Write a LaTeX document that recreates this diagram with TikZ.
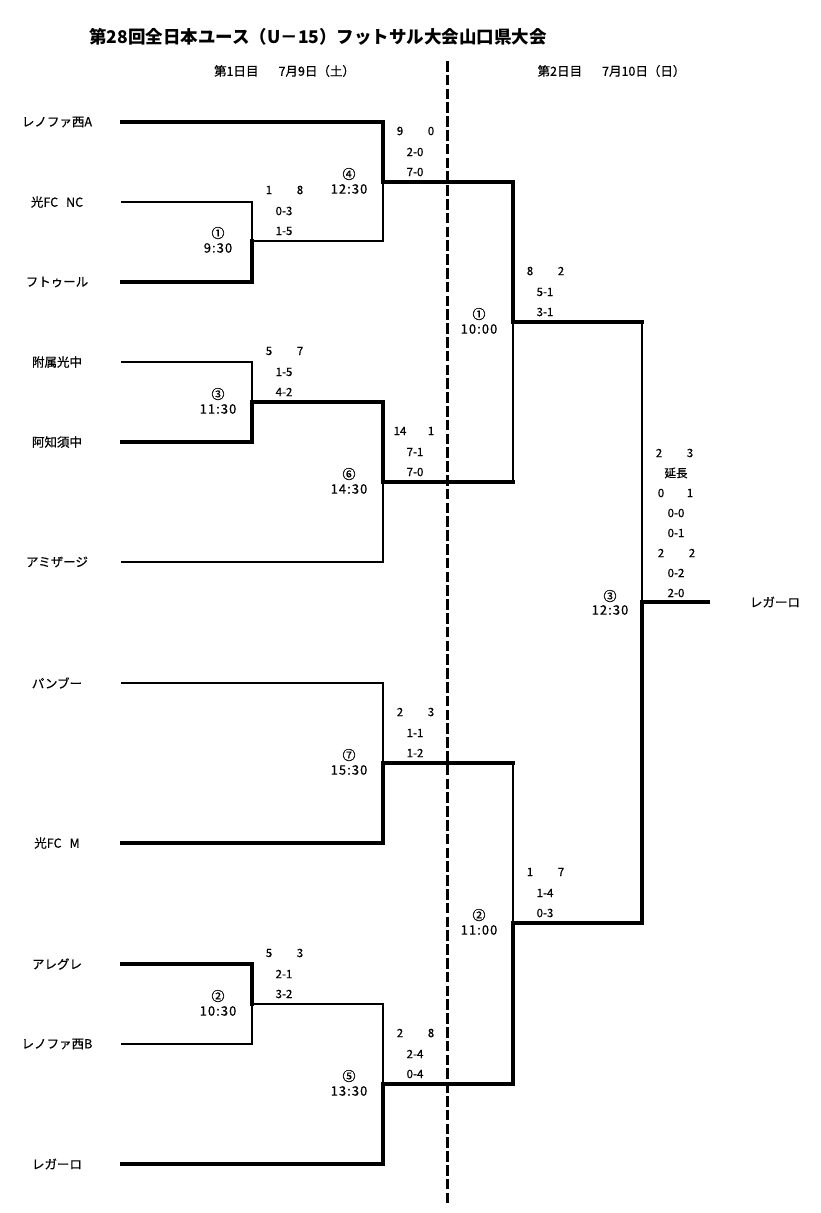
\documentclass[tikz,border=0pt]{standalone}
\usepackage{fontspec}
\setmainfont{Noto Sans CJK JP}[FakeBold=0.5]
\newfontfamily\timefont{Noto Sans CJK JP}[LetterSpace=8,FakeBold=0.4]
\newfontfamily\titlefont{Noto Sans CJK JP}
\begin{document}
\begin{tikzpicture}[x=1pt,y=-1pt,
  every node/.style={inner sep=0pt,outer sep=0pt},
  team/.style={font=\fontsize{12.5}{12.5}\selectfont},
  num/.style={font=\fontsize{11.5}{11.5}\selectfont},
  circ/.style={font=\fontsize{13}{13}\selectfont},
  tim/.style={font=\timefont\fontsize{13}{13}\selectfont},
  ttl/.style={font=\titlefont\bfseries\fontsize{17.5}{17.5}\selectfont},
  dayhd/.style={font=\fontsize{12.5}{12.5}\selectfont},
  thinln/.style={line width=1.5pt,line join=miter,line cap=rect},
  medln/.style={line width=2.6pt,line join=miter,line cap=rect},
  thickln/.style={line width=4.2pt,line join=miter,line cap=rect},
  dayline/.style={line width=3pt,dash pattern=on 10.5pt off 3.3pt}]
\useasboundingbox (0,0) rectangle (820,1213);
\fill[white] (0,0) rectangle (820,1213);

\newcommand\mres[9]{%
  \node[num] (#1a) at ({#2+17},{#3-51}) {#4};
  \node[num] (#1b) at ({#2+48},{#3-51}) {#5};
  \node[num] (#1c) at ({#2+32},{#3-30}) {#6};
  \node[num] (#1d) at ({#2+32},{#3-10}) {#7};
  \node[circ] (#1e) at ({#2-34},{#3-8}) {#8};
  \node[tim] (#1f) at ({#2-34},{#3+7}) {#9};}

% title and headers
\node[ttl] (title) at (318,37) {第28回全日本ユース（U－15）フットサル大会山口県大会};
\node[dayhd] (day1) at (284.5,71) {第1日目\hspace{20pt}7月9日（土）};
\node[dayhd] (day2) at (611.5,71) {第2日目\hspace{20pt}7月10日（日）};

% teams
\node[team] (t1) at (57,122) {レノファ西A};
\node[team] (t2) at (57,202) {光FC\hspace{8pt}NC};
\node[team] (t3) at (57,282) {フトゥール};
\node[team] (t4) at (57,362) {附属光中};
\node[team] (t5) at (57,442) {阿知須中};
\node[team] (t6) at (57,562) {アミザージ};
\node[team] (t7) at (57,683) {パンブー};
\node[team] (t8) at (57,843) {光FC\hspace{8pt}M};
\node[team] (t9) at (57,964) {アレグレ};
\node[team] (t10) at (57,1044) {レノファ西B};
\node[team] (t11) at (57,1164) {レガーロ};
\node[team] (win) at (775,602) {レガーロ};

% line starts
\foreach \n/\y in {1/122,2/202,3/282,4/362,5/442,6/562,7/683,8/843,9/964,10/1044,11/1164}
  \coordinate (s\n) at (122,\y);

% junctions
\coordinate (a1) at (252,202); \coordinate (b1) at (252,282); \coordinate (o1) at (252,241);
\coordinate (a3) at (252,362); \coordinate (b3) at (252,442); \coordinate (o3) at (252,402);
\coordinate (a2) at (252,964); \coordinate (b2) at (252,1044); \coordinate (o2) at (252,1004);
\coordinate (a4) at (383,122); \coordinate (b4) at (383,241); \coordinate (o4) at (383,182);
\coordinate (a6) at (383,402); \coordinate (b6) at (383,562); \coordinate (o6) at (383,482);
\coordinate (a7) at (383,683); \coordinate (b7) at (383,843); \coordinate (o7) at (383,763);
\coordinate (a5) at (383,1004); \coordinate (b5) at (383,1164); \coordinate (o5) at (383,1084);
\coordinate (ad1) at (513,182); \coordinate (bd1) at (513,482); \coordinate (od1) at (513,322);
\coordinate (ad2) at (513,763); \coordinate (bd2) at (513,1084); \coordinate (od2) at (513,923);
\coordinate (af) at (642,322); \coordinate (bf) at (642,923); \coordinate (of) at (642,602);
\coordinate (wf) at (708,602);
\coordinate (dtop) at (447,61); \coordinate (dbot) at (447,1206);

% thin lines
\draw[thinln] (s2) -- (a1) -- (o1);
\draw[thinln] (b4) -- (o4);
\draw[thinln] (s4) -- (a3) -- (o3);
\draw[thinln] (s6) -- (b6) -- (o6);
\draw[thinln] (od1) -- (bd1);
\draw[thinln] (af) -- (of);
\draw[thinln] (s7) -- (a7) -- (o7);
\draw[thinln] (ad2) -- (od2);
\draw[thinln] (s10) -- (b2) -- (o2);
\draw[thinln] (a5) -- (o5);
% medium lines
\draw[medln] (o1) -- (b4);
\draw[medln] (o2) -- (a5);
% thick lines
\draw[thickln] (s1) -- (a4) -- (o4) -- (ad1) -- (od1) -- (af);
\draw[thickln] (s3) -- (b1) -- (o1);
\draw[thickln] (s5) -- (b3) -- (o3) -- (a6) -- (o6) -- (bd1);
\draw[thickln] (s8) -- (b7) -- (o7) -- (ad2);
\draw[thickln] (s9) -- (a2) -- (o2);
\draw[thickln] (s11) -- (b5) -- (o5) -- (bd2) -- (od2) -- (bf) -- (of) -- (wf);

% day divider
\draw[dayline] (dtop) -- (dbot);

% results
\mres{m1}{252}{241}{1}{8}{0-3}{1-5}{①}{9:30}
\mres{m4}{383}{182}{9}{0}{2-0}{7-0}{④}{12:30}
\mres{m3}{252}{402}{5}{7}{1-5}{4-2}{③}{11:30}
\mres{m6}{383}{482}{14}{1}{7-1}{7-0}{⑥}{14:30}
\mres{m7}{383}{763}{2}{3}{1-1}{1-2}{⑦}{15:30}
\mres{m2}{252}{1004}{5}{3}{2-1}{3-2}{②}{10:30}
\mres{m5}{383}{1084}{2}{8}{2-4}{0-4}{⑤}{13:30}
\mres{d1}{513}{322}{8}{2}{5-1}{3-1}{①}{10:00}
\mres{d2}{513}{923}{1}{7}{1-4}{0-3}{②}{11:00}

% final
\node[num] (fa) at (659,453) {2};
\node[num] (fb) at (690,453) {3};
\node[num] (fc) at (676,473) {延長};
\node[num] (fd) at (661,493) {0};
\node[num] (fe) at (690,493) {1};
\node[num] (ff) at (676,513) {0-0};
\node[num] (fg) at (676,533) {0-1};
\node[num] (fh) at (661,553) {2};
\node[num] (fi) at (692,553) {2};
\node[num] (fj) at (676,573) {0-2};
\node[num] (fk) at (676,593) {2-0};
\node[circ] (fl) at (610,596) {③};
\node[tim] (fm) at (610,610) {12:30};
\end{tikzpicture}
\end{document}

* * * * *

▶ _Task to complete_
Repeat the listing verbatim. Skip the pictures.

▶ _The answer_
Write a LaTeX document that recreates this diagram with TikZ.
\documentclass[tikz,border=0pt]{standalone}
\usepackage{fontspec}
\setmainfont{Noto Sans CJK JP}[FakeBold=0.5]
\newfontfamily\timefont{Noto Sans CJK JP}[LetterSpace=8,FakeBold=0.4]
\newfontfamily\titlefont{Noto Sans CJK JP}
\begin{document}
\begin{tikzpicture}[x=1pt,y=-1pt,
  every node/.style={inner sep=0pt,outer sep=0pt},
  team/.style={font=\fontsize{12.5}{12.5}\selectfont},
  num/.style={font=\fontsize{11.5}{11.5}\selectfont},
  circ/.style={font=\fontsize{13}{13}\selectfont},
  tim/.style={font=\timefont\fontsize{13}{13}\selectfont},
  ttl/.style={font=\titlefont\bfseries\fontsize{17.5}{17.5}\selectfont},
  dayhd/.style={font=\fontsize{12.5}{12.5}\selectfont},
  thinln/.style={line width=1.5pt,line join=miter,line cap=rect},
  medln/.style={line width=2.6pt,line join=miter,line cap=rect},
  thickln/.style={line width=4.2pt,line join=miter,line cap=rect},
  dayline/.style={line width=3pt,dash pattern=on 10.5pt off 3.3pt}]
\useasboundingbox (0,0) rectangle (820,1213);
\fill[white] (0,0) rectangle (820,1213);

\newcommand\mres[9]{%
  \node[num] (#1a) at ({#2+17},{#3-51}) {#4};
  \node[num] (#1b) at ({#2+48},{#3-51}) {#5};
  \node[num] (#1c) at ({#2+32},{#3-30}) {#6};
  \node[num] (#1d) at ({#2+32},{#3-10}) {#7};
  \node[circ] (#1e) at ({#2-34},{#3-8}) {#8};
  \node[tim] (#1f) at ({#2-34},{#3+7}) {#9};}

% title and headers
\node[ttl] (title) at (318,37) {第28回全日本ユース（U－15）フットサル大会山口県大会};
\node[dayhd] (day1) at (284.5,71) {第1日目\hspace{20pt}7月9日（土）};
\node[dayhd] (day2) at (611.5,71) {第2日目\hspace{20pt}7月10日（日）};

% teams
\node[team] (t1) at (57,122) {レノファ西A};
\node[team] (t2) at (57,202) {光FC\hspace{8pt}NC};
\node[team] (t3) at (57,282) {フトゥール};
\node[team] (t4) at (57,362) {附属光中};
\node[team] (t5) at (57,442) {阿知須中};
\node[team] (t6) at (57,562) {アミザージ};
\node[team] (t7) at (57,683) {パンブー};
\node[team] (t8) at (57,843) {光FC\hspace{8pt}M};
\node[team] (t9) at (57,964) {アレグレ};
\node[team] (t10) at (57,1044) {レノファ西B};
\node[team] (t11) at (57,1164) {レガーロ};
\node[team] (win) at (775,602) {レガーロ};

% line starts
\foreach \n/\y in {1/122,2/202,3/282,4/362,5/442,6/562,7/683,8/843,9/964,10/1044,11/1164}
  \coordinate (s\n) at (122,\y);

% junctions
\coordinate (a1) at (252,202); \coordinate (b1) at (252,282); \coordinate (o1) at (252,241);
\coordinate (a3) at (252,362); \coordinate (b3) at (252,442); \coordinate (o3) at (252,402);
\coordinate (a2) at (252,964); \coordinate (b2) at (252,1044); \coordinate (o2) at (252,1004);
\coordinate (a4) at (383,122); \coordinate (b4) at (383,241); \coordinate (o4) at (383,182);
\coordinate (a6) at (383,402); \coordinate (b6) at (383,562); \coordinate (o6) at (383,482);
\coordinate (a7) at (383,683); \coordinate (b7) at (383,843); \coordinate (o7) at (383,763);
\coordinate (a5) at (383,1004); \coordinate (b5) at (383,1164); \coordinate (o5) at (383,1084);
\coordinate (ad1) at (513,182); \coordinate (bd1) at (513,482); \coordinate (od1) at (513,322);
\coordinate (ad2) at (513,763); \coordinate (bd2) at (513,1084); \coordinate (od2) at (513,923);
\coordinate (af) at (642,322); \coordinate (bf) at (642,923); \coordinate (of) at (642,602);
\coordinate (wf) at (708,602);
\coordinate (dtop) at (447,61); \coordinate (dbot) at (447,1206);

% thin lines
\draw[thinln] (s2) -- (a1) -- (o1);
\draw[thinln] (b4) -- (o4);
\draw[thinln] (s4) -- (a3) -- (o3);
\draw[thinln] (s6) -- (b6) -- (o6);
\draw[thinln] (od1) -- (bd1);
\draw[thinln] (af) -- (of);
\draw[thinln] (s7) -- (a7) -- (o7);
\draw[thinln] (ad2) -- (od2);
\draw[thinln] (s10) -- (b2) -- (o2);
\draw[thinln] (a5) -- (o5);
% medium lines
\draw[medln] (o1) -- (b4);
\draw[medln] (o2) -- (a5);
% thick lines
\draw[thickln] (s1) -- (a4) -- (o4) -- (ad1) -- (od1) -- (af);
\draw[thickln] (s3) -- (b1) -- (o1);
\draw[thickln] (s5) -- (b3) -- (o3) -- (a6) -- (o6) -- (bd1);
\draw[thickln] (s8) -- (b7) -- (o7) -- (ad2);
\draw[thickln] (s9) -- (a2) -- (o2);
\draw[thickln] (s11) -- (b5) -- (o5) -- (bd2) -- (od2) -- (bf) -- (of) -- (wf);

% day divider
\draw[dayline] (dtop) -- (dbot);

% results
\mres{m1}{252}{241}{1}{8}{0-3}{1-5}{①}{9:30}
\mres{m4}{383}{182}{9}{0}{2-0}{7-0}{④}{12:30}
\mres{m3}{252}{402}{5}{7}{1-5}{4-2}{③}{11:30}
\mres{m6}{383}{482}{14}{1}{7-1}{7-0}{⑥}{14:30}
\mres{m7}{383}{763}{2}{3}{1-1}{1-2}{⑦}{15:30}
\mres{m2}{252}{1004}{5}{3}{2-1}{3-2}{②}{10:30}
\mres{m5}{383}{1084}{2}{8}{2-4}{0-4}{⑤}{13:30}
\mres{d1}{513}{322}{8}{2}{5-1}{3-1}{①}{10:00}
\mres{d2}{513}{923}{1}{7}{1-4}{0-3}{②}{11:00}

% final
\node[num] (fa) at (659,453) {2};
\node[num] (fb) at (690,453) {3};
\node[num] (fc) at (676,473) {延長};
\node[num] (fd) at (661,493) {0};
\node[num] (fe) at (690,493) {1};
\node[num] (ff) at (676,513) {0-0};
\node[num] (fg) at (676,533) {0-1};
\node[num] (fh) at (661,553) {2};
\node[num] (fi) at (692,553) {2};
\node[num] (fj) at (676,573) {0-2};
\node[num] (fk) at (676,593) {2-0};
\node[circ] (fl) at (610,596) {③};
\node[tim] (fm) at (610,610) {12:30};
\end{tikzpicture}
\end{document}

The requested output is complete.